Not only is people leverage profitable, but the lack of it can sign the death warrant of a company. No one can do everything. If they try, they will burn out, drop a ball they didn't have time to secure, miss something that will slip through the cracks and ruin the company, or be so bogged down in detail they can't stay up to date with developments in their industry and thereby miss opportunities.

THE CEO MENTALITY

Businesspeople who use people leverage by assembling a complementary team of real executives who know their stuff in their specialties and are allowed to use their skills can become very rich in short order. A real chief executive officer (CEO) will tell his or her team what the business objectives will be, set the policies and the battle plan, and get their concurrence with the plan.
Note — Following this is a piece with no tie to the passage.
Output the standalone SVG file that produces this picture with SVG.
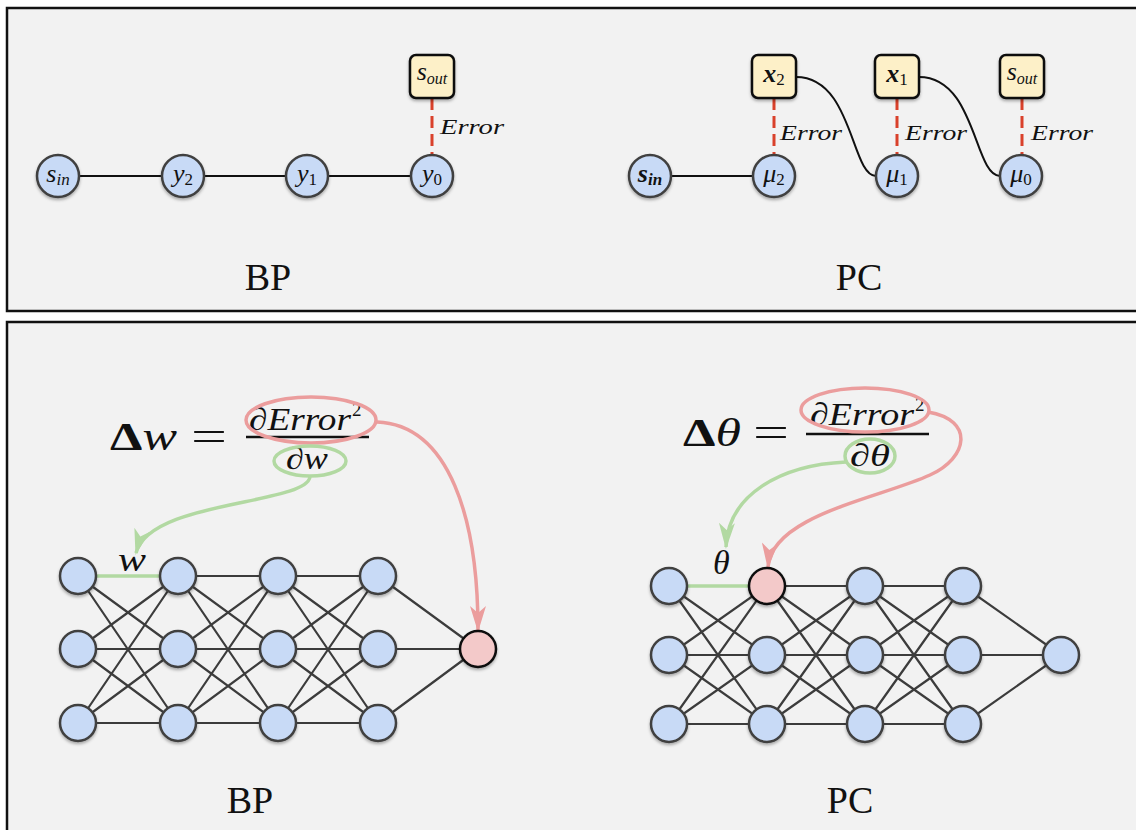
<svg xmlns="http://www.w3.org/2000/svg" width="1136" height="830" viewBox="0 0 1136 830">
  <defs>
    <filter id="shadow" x="-30%" y="-30%" width="160%" height="170%">
      <feDropShadow dx="0" dy="2" stdDeviation="1.5" flood-color="#000" flood-opacity="0.3"/>
    </filter>
    <marker id="headPink" markerUnits="userSpaceOnUse" markerWidth="26" markerHeight="16" viewBox="0 0 26 16" refX="24" refY="8" orient="auto">
      <path d="M0,0 L26,8 L0,16 L7,8 z" fill="#eb9d9d"/>
    </marker>
    <marker id="headGreen" markerUnits="userSpaceOnUse" markerWidth="26" markerHeight="16" viewBox="0 0 26 16" refX="24" refY="8" orient="auto">
      <path d="M0,0 L26,8 L0,16 L7,8 z" fill="#b2d9a2"/>
    </marker>
    <style>
      .panel { fill: #f2f2f2; stroke: #111; stroke-width: 2.5; }
      .node { fill: #c8daf6; stroke: #404040; stroke-width: 2.5; filter: url(#shadow); }
      .hot { fill: #f3c9c9; stroke: #111; stroke-width: 2.5; filter: url(#shadow); }
      .box { fill: #fdf0c8; stroke: #111; stroke-width: 2.5; filter: url(#shadow); }
      .link { fill: none; stroke: #111; stroke-width: 2; }
      .err { fill: none; stroke: #d9412b; stroke-width: 3; stroke-dasharray: 12 6; }
      .net { fill: none; stroke: #3c3c3c; stroke-width: 2.2; }
      .math { font-family: "Liberation Serif", "DejaVu Serif", serif; font-style: italic; fill: #111; }
      .up { font-style: normal; }
      .lbl { font-size: 26px; text-anchor: middle; }
      .sub { font-size: 17px; }
      .errtxt { font-size: 22px; }
      .title { font-family: "Liberation Serif", "DejaVu Serif", serif; font-size: 38px; fill: #111; text-anchor: middle; }
      .pinkline { fill: none; stroke: #eb9d9d; stroke-width: 3.5; }
      .greenline { fill: none; stroke: #b2d9a2; stroke-width: 3.5; }
    </style>
  </defs>

  <!-- panels -->
  <rect class="panel" x="7" y="8" width="1140" height="303"/>
  <rect class="panel" x="7" y="322" width="1140" height="520"/>

  <!-- ===== top left: BP chain ===== -->
  <g id="bp-chain-links">
    <path class="link" d="M58,176 L432,176"/>
    <path class="err" d="M432,98 L432,155"/>
  </g>
  <g id="bp-s-in">
    <circle class="node" cx="58" cy="176" r="21"/>
    <text class="math lbl" x="58" y="182">s<tspan class="sub" dy="3">in</tspan></text>
  </g>
  <g id="bp-y2">
    <circle class="node" cx="183" cy="176" r="21"/>
    <text class="math lbl" x="183" y="182">y<tspan class="up sub" dy="3">2</tspan></text>
  </g>
  <g id="bp-y1">
    <circle class="node" cx="307" cy="176" r="21"/>
    <text class="math lbl" x="307" y="182">y<tspan class="up sub" dy="3">1</tspan></text>
  </g>
  <g id="bp-y0">
    <circle class="node" cx="432" cy="176" r="21"/>
    <text class="math lbl" x="432" y="182">y<tspan class="up sub" dy="3">0</tspan></text>
  </g>
  <g id="bp-s-out">
    <rect class="box" x="410" y="55" width="44" height="43" rx="6"/>
    <text class="math lbl" x="432" y="80" font-size="23">s<tspan font-size="16" dy="4">out</tspan></text>
  </g>
  <text class="math errtxt" x="440" y="134" textLength="64" lengthAdjust="spacingAndGlyphs">Error</text>
  <text class="title" x="268" y="290">BP</text>

  <!-- ===== top right: PC chain ===== -->
  <g id="pc-chain-links">
    <path class="link" d="M650,176 L774,176"/>
    <path class="link" d="M796,77 C853,77 851,176 876,176"/>
    <path class="link" d="M919,77 C976,77 974,176 1000,176"/>
    <path class="err" d="M774,98 L774,155"/>
    <path class="err" d="M897,98 L897,155"/>
    <path class="err" d="M1022,98 L1022,155"/>
  </g>
  <g id="pc-s-in">
    <circle class="node" cx="650" cy="176" r="21"/>
    <text class="math lbl" x="650" y="182" font-weight="bold">s<tspan class="sub" dy="3">in</tspan></text>
  </g>
  <g id="pc-mu2">
    <circle class="node" cx="774" cy="176" r="21"/>
    <text class="math lbl" x="774" y="182">μ<tspan class="up sub" dy="3">2</tspan></text>
  </g>
  <g id="pc-mu1">
    <circle class="node" cx="897" cy="176" r="21"/>
    <text class="math lbl" x="897" y="182">μ<tspan class="up sub" dy="3">1</tspan></text>
  </g>
  <g id="pc-mu0">
    <circle class="node" cx="1021" cy="176" r="21"/>
    <text class="math lbl" x="1021" y="182">μ<tspan class="up sub" dy="3">0</tspan></text>
  </g>
  <g id="pc-x2">
    <rect class="box" x="752" y="55" width="44" height="43" rx="6"/>
    <text class="math lbl" x="774" y="82" font-weight="bold">x<tspan class="up sub" dy="3" font-weight="normal">2</tspan></text>
  </g>
  <g id="pc-x1">
    <rect class="box" x="875" y="55" width="44" height="43" rx="6"/>
    <text class="math lbl" x="897" y="82" font-weight="bold">x<tspan class="up sub" dy="3" font-weight="normal">1</tspan></text>
  </g>
  <g id="pc-s-out">
    <rect class="box" x="1000" y="55" width="44" height="43" rx="6"/>
    <text class="math lbl" x="1022" y="80" font-size="23">s<tspan font-size="16" dy="4">out</tspan></text>
  </g>
  <text class="math errtxt" x="780" y="140" textLength="62" lengthAdjust="spacingAndGlyphs">Error</text>
  <text class="math errtxt" x="905" y="140" textLength="62" lengthAdjust="spacingAndGlyphs">Error</text>
  <text class="math errtxt" x="1031" y="140" textLength="62" lengthAdjust="spacingAndGlyphs">Error</text>
  <text class="title" x="859" y="290">PC</text>

  <!-- ===== bottom left: BP network ===== -->
  <g id="bp-formula">
    <text class="math" x="110" y="450" font-size="40" textLength="67" lengthAdjust="spacingAndGlyphs"><tspan class="up" font-weight="bold">Δ</tspan>w</text>
    <text class="math up" x="191" y="450" font-size="42" textLength="36" lengthAdjust="spacingAndGlyphs">=</text>
    <text class="math" x="249" y="430" font-size="32" textLength="102" lengthAdjust="spacingAndGlyphs">∂Error</text>
    <text class="math up" x="352" y="416" font-size="19">2</text>
    <line x1="246" y1="437" x2="369" y2="437" stroke="#111" stroke-width="2.5"/>
    <text class="math" x="286" y="469" font-size="32" textLength="42" lengthAdjust="spacingAndGlyphs">∂w</text>
  </g>
  <g id="bp-net-links">
    <path class="net" d="M78,576L178,576M78,576L178,649M78,576L178,723M78,649L178,576M78,649L178,649M78,649L178,723M78,723L178,576M78,723L178,649M78,723L178,723"/>
    <path class="net" d="M178,576L278,576M178,576L278,649M178,576L278,723M178,649L278,576M178,649L278,649M178,649L278,723M178,723L278,576M178,723L278,649M178,723L278,723"/>
    <path class="net" d="M278,576L378,576M278,576L378,649M278,576L378,723M278,649L378,576M278,649L378,649M278,649L378,723M278,723L378,576M278,723L378,649M278,723L378,723"/>
    <path class="net" d="M378,576L478,649M378,649L478,649M378,723L478,649"/>
    <path class="greenline" d="M96,576 L160,576"/>
    <ellipse class="pinkline" cx="311" cy="420" rx="65" ry="23"/>
    <ellipse class="greenline" cx="310" cy="461" rx="36" ry="15"/>
    <path class="pinkline" d="M377,422 C450,425 478,520 478,630" marker-end="url(#headPink)"/>
    <path class="greenline" d="M310,477 C305,505 150,500 136,553" marker-end="url(#headGreen)"/>
  </g>
  <g id="bp-net-nodes">
    <circle class="node" cx="78" cy="576" r="18"/>
    <circle class="node" cx="78" cy="649" r="18"/>
    <circle class="node" cx="78" cy="723" r="18"/>
    <circle class="node" cx="178" cy="576" r="18"/>
    <circle class="node" cx="178" cy="649" r="18"/>
    <circle class="node" cx="178" cy="723" r="18"/>
    <circle class="node" cx="278" cy="576" r="18"/>
    <circle class="node" cx="278" cy="649" r="18"/>
    <circle class="node" cx="278" cy="723" r="18"/>
    <circle class="node" cx="378" cy="576" r="18"/>
    <circle class="node" cx="378" cy="649" r="18"/>
    <circle class="node" cx="378" cy="723" r="18"/>
    <circle class="hot" cx="478" cy="649" r="18"/>
  </g>
  <text class="math" x="118" y="571" font-size="34" textLength="28" lengthAdjust="spacingAndGlyphs">w</text>
  <text class="title" x="250" y="813">BP</text>

  <!-- ===== bottom right: PC network ===== -->
  <g id="pc-formula">
    <text class="math" x="683" y="446" font-size="40" textLength="58" lengthAdjust="spacingAndGlyphs"><tspan class="up" font-weight="bold">Δ</tspan>θ</text>
    <text class="math up" x="753" y="446" font-size="42" textLength="36" lengthAdjust="spacingAndGlyphs">=</text>
    <text class="math" x="810" y="425" font-size="32" textLength="104" lengthAdjust="spacingAndGlyphs">∂Error</text>
    <text class="math up" x="915" y="411" font-size="19">2</text>
    <line x1="806" y1="434" x2="929" y2="434" stroke="#111" stroke-width="2.5"/>
    <text class="math" x="850" y="466" font-size="32" textLength="40" lengthAdjust="spacingAndGlyphs">∂θ</text>
  </g>
  <g id="pc-net-links">
    <path class="net" d="M669,586L767,586M669,586L767,655M669,586L767,724M669,655L767,586M669,655L767,655M669,655L767,724M669,724L767,586M669,724L767,655M669,724L767,724"/>
    <path class="net" d="M767,586L865,586M767,586L865,655M767,586L865,724M767,655L865,586M767,655L865,655M767,655L865,724M767,724L865,586M767,724L865,655M767,724L865,724"/>
    <path class="net" d="M865,586L963,586M865,586L963,655M865,586L963,724M865,655L963,586M865,655L963,655M865,655L963,724M865,724L963,586M865,724L963,655M865,724L963,724"/>
    <path class="net" d="M963,586L1061,655M963,655L1061,655M963,724L1061,655"/>
    <path class="greenline" d="M687,586 L749,586"/>
    <ellipse class="pinkline" cx="865" cy="410" rx="64" ry="22"/>
    <ellipse class="greenline" cx="870" cy="456" rx="25" ry="17"/>
    <path class="pinkline" d="M928,412 C975,420 968,458 930,475 C880,498 772,515 768,567" marker-end="url(#headPink)"/>
    <path class="greenline" d="M846,462 C780,465 728,495 726,547" marker-end="url(#headGreen)"/>
  </g>
  <g id="pc-net-nodes">
    <circle class="node" cx="669" cy="586" r="18"/>
    <circle class="node" cx="669" cy="655" r="18"/>
    <circle class="node" cx="669" cy="724" r="18"/>
    <circle class="hot" cx="767" cy="586" r="18"/>
    <circle class="node" cx="767" cy="655" r="18"/>
    <circle class="node" cx="767" cy="724" r="18"/>
    <circle class="node" cx="865" cy="586" r="18"/>
    <circle class="node" cx="865" cy="655" r="18"/>
    <circle class="node" cx="865" cy="724" r="18"/>
    <circle class="node" cx="963" cy="586" r="18"/>
    <circle class="node" cx="963" cy="655" r="18"/>
    <circle class="node" cx="963" cy="724" r="18"/>
    <circle class="node" cx="1061" cy="655" r="18"/>
  </g>
  <text class="math" x="713" y="574" font-size="34">θ</text>
  <text class="title" x="850" y="813">PC</text>
</svg>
Then he or she will let the team go to work within the guidelines and budget he or she approved, while monitoring their performance very carefully and helping them make course corrections as necessary. The CEO's monitoring tools are budgets and financial reports.

One reason I liked George W. Bush in the 2000 election is that he has shown he knows how to act as a CEO. The president of the United States is the CEO of the biggest enterprise the world has ever known. Bush had been the CEO of an oil company and a major-league baseball team. I knew he would pick a blue-chip cabinet and team of gifted advisors, get their agreement on the policy objectives of his administration, set up the monitoring systems, and then let them do the jobs for which they were better qualified than him. His political philosophy is not the issue here; it's his management style. Only time will prove if he is an effective CEO, and the intractable issues he has tackled may infuriate enough people to sink his presidency, but, as this is written, so far, so good.

Compare this with the failed presidency of Jimmy Carter. He was a fine Christian gentleman with a good heart, and was very bright. He could immerse himself in the smallest details of government and policy as well as anyone, but he forgot that he had been hired by the electorate to be the CEO of the biggest enterprise the world has ever known. The big picture got away from him and created the worst combination of high interest rates, inflation, and unemployment in our history, and that sank his presidency. To his credit, he has been a pretty good ex-president, with his Habitat for Humanity program. He can hammer a nail with the best of them, as the media have never tired of showing us, but we hired him to be our CEO, not our building contractor.

I have been the founder and CEO of one network marketing company and the top distributor of another. That's where I learned this principle of people leverage. If you built a team of distributors who were always building their teams, you were making money you didn't have to earn with your own sales. You had passive income whether or not you worked yourself or made sales. I personally don't like doing multilevel marketing. It takes a kind of temperament that I don't have, but it's great for the right kind of person and a great way to learn to apply people leverage. But I believe in the principle of people leverage with a passion. It's an essential strategy you must use if you ever want to be rich and secure, especially if you want to earn more and work less.

LEVERAGE IN A NUTSHELL

Let's sum up the principal of leverage. Leverage means making money from the use of money contributed by others or loaned to you, and also making money from the efforts of employees, partners, and business associates. It means making money you did not have to earn by the sweat of your own brow, earning money by the sweat of other people's brows as they work hard to make you rich.